Because Ilargi is spot on:
Debt always has to be paid down, restructured or solved through some combination of the two. For now, the negatives of both options are laid squarely on the shoulders of the people of the various afflicted nations, instead of on those of the folks who incurred the debt. It seems unlikely that this will continue much longer. Surely, there must be one nation where enough voices can come together to say: no mas?! So far, little action. Protests in Britain, Ireland, Portugal, but nothing anywhere near massive. Nothing that even seriously disrupts an economy or society.
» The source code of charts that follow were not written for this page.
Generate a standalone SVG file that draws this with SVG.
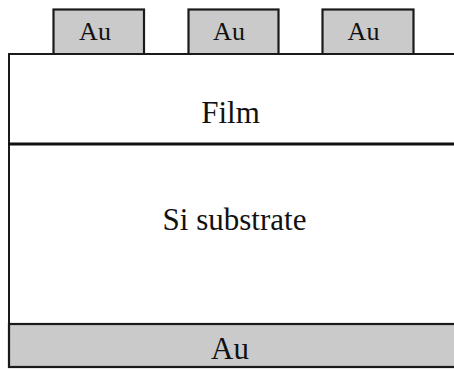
<svg xmlns="http://www.w3.org/2000/svg" width="454" height="369" viewBox="0 0 454 369">
  <style>
    .layer { fill: #ffffff; stroke: #1a1a1a; stroke-width: 2; }
    .metal { fill: #cacaca; stroke: #1a1a1a; stroke-width: 2.2; }
    .lbl { font-family: "Liberation Serif", "Times New Roman", serif; fill: #111111; text-anchor: middle; }
    .big { font-size: 31px; }
    .small { font-size: 26px; }
  </style>
  <rect width="454" height="369" fill="#ffffff"/>

  <!-- top electrode pads -->
  <g id="pad1">
    <rect class="metal" x="53.5" y="9.5" width="90.5" height="45"/>
    <text class="lbl small" x="95" y="39.5">Au</text>
  </g>
  <g id="pad2">
    <rect class="metal" x="188.5" y="9.5" width="90" height="45"/>
    <text class="lbl small" x="229" y="39.5">Au</text>
  </g>
  <g id="pad3">
    <rect class="metal" x="322.5" y="9.5" width="91" height="45"/>
    <text class="lbl small" x="363.5" y="39.5">Au</text>
  </g>

  <!-- film layer -->
  <g id="film">
    <rect class="layer" x="9" y="54" width="460" height="90"/>
    <text class="lbl big" x="230.5" y="123">Film</text>
  </g>

  <!-- silicon substrate -->
  <g id="substrate">
    <rect class="layer" x="9" y="144" width="460" height="180"/>
    <text class="lbl big" x="234.5" y="230">Si substrate</text>
  </g>

  <!-- back electrode -->
  <g id="back-electrode">
    <rect class="metal" x="9" y="324" width="460" height="43"/>
    <text class="lbl big" x="230" y="359">Au</text>
  </g>

  <!-- film / substrate interface -->
  <g id="connectors">
    <line x1="8" y1="144" x2="454" y2="144" stroke="#111111" stroke-width="3"/>
  </g>
</svg>
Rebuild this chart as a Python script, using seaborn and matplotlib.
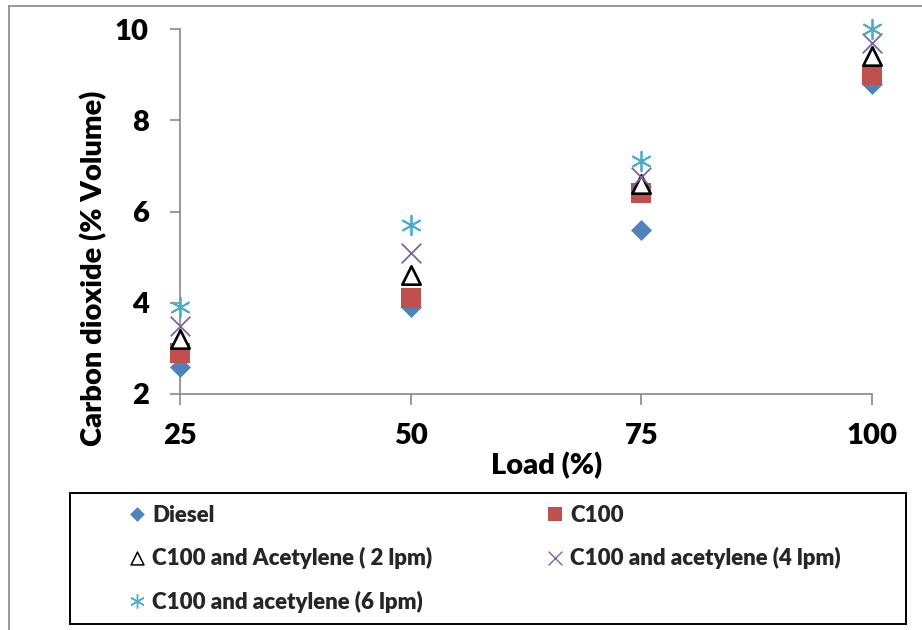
import matplotlib
matplotlib.use("Agg")
import matplotlib.pyplot as plt
from matplotlib.lines import Line2D
from matplotlib.patches import Rectangle
import seaborn as sns
import pandas as pd

# Engine load (%) and CO2 emission (% volume) for each fuel mode
load = [25, 50, 75, 100]
diesel = [2.6, 3.9, 5.6, 8.8]
c100 = [2.9, 4.1, 6.4, 9.0]
c100_ac2 = [3.2, 4.6, 6.6, 9.4]
c100_ac4 = [3.5, 5.1, 6.75, 9.7]
c100_ac6 = [3.9, 5.7, 7.1, 10.0]

series_names = [
    "Diesel",
    "C100",
    "C100 and Acetylene ( 2 lpm)",
    "C100 and acetylene (4 lpm)",
    "C100 and acetylene (6 lpm)",
]
series_values = [diesel, c100, c100_ac2, c100_ac4, c100_ac6]

x_ticks = [25, 50, 75, 100]
y_ticks = [2, 4, 6, 8, 10]

df = pd.DataFrame(
    [(n, x, v) for n, vals in zip(series_names, series_values) for x, v in zip(load, vals)],
    columns=["series", "load", "co2"],
)

sns.set_theme(style="white")
plt.rcParams["font.family"] = ["Lato", "DejaVu Sans"]
WEIGHT = "heavy"
plt.rcParams["font.weight"] = WEIGHT

W, H = 922, 630
fig = plt.figure(figsize=(W / 100, H / 100), dpi=100)
fig.patch.set_facecolor("white")

# plot area in pixel terms: left 180, right 872, top 29, bottom 394
ax = fig.add_axes([180 / W, 1 - 394 / H, (872 - 180) / W, (394 - 29) / H])

styles = {
    "Diesel": dict(marker="D", s=114, color="#4F81BD", linewidth=0),
    "C100": dict(marker="s", s=205, color="#C0504D", linewidth=0),
    "C100 and Acetylene ( 2 lpm)": dict(marker="^", s=175, color="white",
                                        edgecolor="black", linewidth=1.9),
    "C100 and acetylene (4 lpm)": dict(marker="x", s=200, color="#8064A2",
                                       edgecolor="#8064A2", linewidth=1.3),
    "C100 and acetylene (6 lpm)": dict(marker=(6, 2, 0), s=200, color="#4BACC6",
                                       edgecolor="#4BACC6", linewidth=1.3),
}

for i, name in enumerate(series_names):
    sub = df[df["series"] == name]
    sns.scatterplot(data=sub, x="load", y="co2", ax=ax, label=name,
                    clip_on=False, zorder=3 + i, legend=False, **styles[name])

ax.set_xlim(25, 100)
ax.set_ylim(2, 10)
ax.set_xticks(x_ticks)
ax.set_yticks(y_ticks)
ax.set_xticklabels([str(t) for t in x_ticks])
ax.set_yticklabels([str(t) for t in y_ticks])

spine_col = "#898989"
for side in ["top", "right"]:
    ax.spines[side].set_visible(False)
for side in ["left", "bottom"]:
    ax.spines[side].set_color(spine_col)
    ax.spines[side].set_linewidth(1.2)

ax.tick_params(axis="y", direction="out", length=7, width=1.2, color=spine_col,
               pad=15.5, labelsize=21, left=True)
ax.tick_params(axis="x", direction="out", length=8, width=1.2, color=spine_col,
               pad=13, labelsize=21, bottom=True)
for lab in ax.get_xticklabels() + ax.get_yticklabels():
    lab.set_fontweight(WEIGHT)
    lab.set_color("black")

ax.set_xlabel("Load (%)", fontsize=21, fontweight=WEIGHT, color="black")
ax.set_ylabel("Carbon dioxide (% Volume)", fontsize=21, fontweight=WEIGHT, color="black")
ax.xaxis.set_label_coords((547 - 180) / 692, (394 - 466) / 365)
ax.xaxis.label.set_va("center")
ax.yaxis.set_label_coords((94 - 180) / 692, (394 - 268) / 365)
ax.yaxis.label.set_va("center")
ax.yaxis.label.set_ha("center")

# legend frame and two columns of entries
fig.add_artist(Rectangle((70 / W, 1 - 624 / H), (906 - 70) / W, (624 - 493) / H,
                         transform=fig.transFigure, fill=False,
                         edgecolor="black", linewidth=1.4))

handles, labels = ax.get_legend_handles_labels()
hmap = dict(zip(labels, handles))

leg_kw = dict(frameon=False, fontsize=16, markerscale=0.7, handlelength=0.75,
              handletextpad=0.3, borderpad=0, borderaxespad=0, labelspacing=0.96,
              scatterpoints=1, scatteryoffsets=[0.5], loc="upper left",
              bbox_transform=fig.transFigure)
col1 = [series_names[0], series_names[2], series_names[4]]
col2 = [series_names[1], series_names[3]]
leg1 = fig.legend([hmap[n] for n in col1], col1,
                  bbox_to_anchor=(129 / W, 1 - 505 / H), **leg_kw)
leg2 = fig.legend([hmap[n] for n in col2], col2,
                  bbox_to_anchor=(547 / W, 1 - 505 / H), **leg_kw)
for leg in (leg1, leg2):
    for t in leg.get_texts():
        t.set_fontweight(WEIGHT)
    for h, t in zip(leg.legend_handles, leg.get_texts()):
        if t.get_text() == "C100 and Acetylene ( 2 lpm)":
            h.set_linewidth(1.1)
        elif "acetylene" in t.get_text():
            h.set_linewidth(1.0)

# outer chart border (left and top edges)
fig.add_artist(Line2D([8.5 / W, 8.5 / W], [0, 1 - 5.5 / H], transform=fig.transFigure,
                      color=spine_col, linewidth=1.2))
fig.add_artist(Line2D([8.5 / W, 1], [1 - 5.5 / H, 1 - 5.5 / H], transform=fig.transFigure,
                      color=spine_col, linewidth=1.2))

fig.savefig("out.png", dpi=100)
I saw some footage early this morning on BBC that sort of says it all. The news presenters compared the student protest marches outside yesterday with those inside, some sort of sit-down. The latter were praised for being peaceful, the former derided for being violent. Which they weren’t really, there were just the odd few token people who threw stuff, a few among many thousands who just marched. And those few could easily have been paid to throw that stuff by the government. The message being that both the BBC and the government had rather see you sit in a room than march on a street. Much easier to control.
As long as we don’t escape that sort of controlled environment, nothing will happen. It’s all about the difference between a financial crisis, which most people continue to believe this is, and a political one, which it actually is. This crisis is entirely political because, for instance, politicians don’t protect their electorate from predatory institutions and practices. Because those predators are the ones who have the real political power (re: campaign finance). Because, see Ireland, banks and their stockholders are still being made whole on their losses, without restructuring, without haircuts, at the cost of the people. Who still have no clue what is going on. It would be a good thing if that would change. A very good thing. For you. For your children.
Where do you think the €100 billion or so
or moreinvolved in the Irish bailout ends up? This money is used to pay off the gambling debt of Irish bankers to global banks, to Deutsche, Société Générale, and eventually to the same Goldman Sachs and JPMorgan that are in the center of all these miserable stories all over the globe. That is what has to stop. And until that happens, it makes no difference who you vote for in your elections, no matter where you are.
And if anyone tells you it’ll all be alright, you just ask them what they suggest we do with the debt. Shoveling more and more into your own kids’ graves doesn’t sound like a great idea, so why do you do it? You’re not going to change this one with a sit-down protest.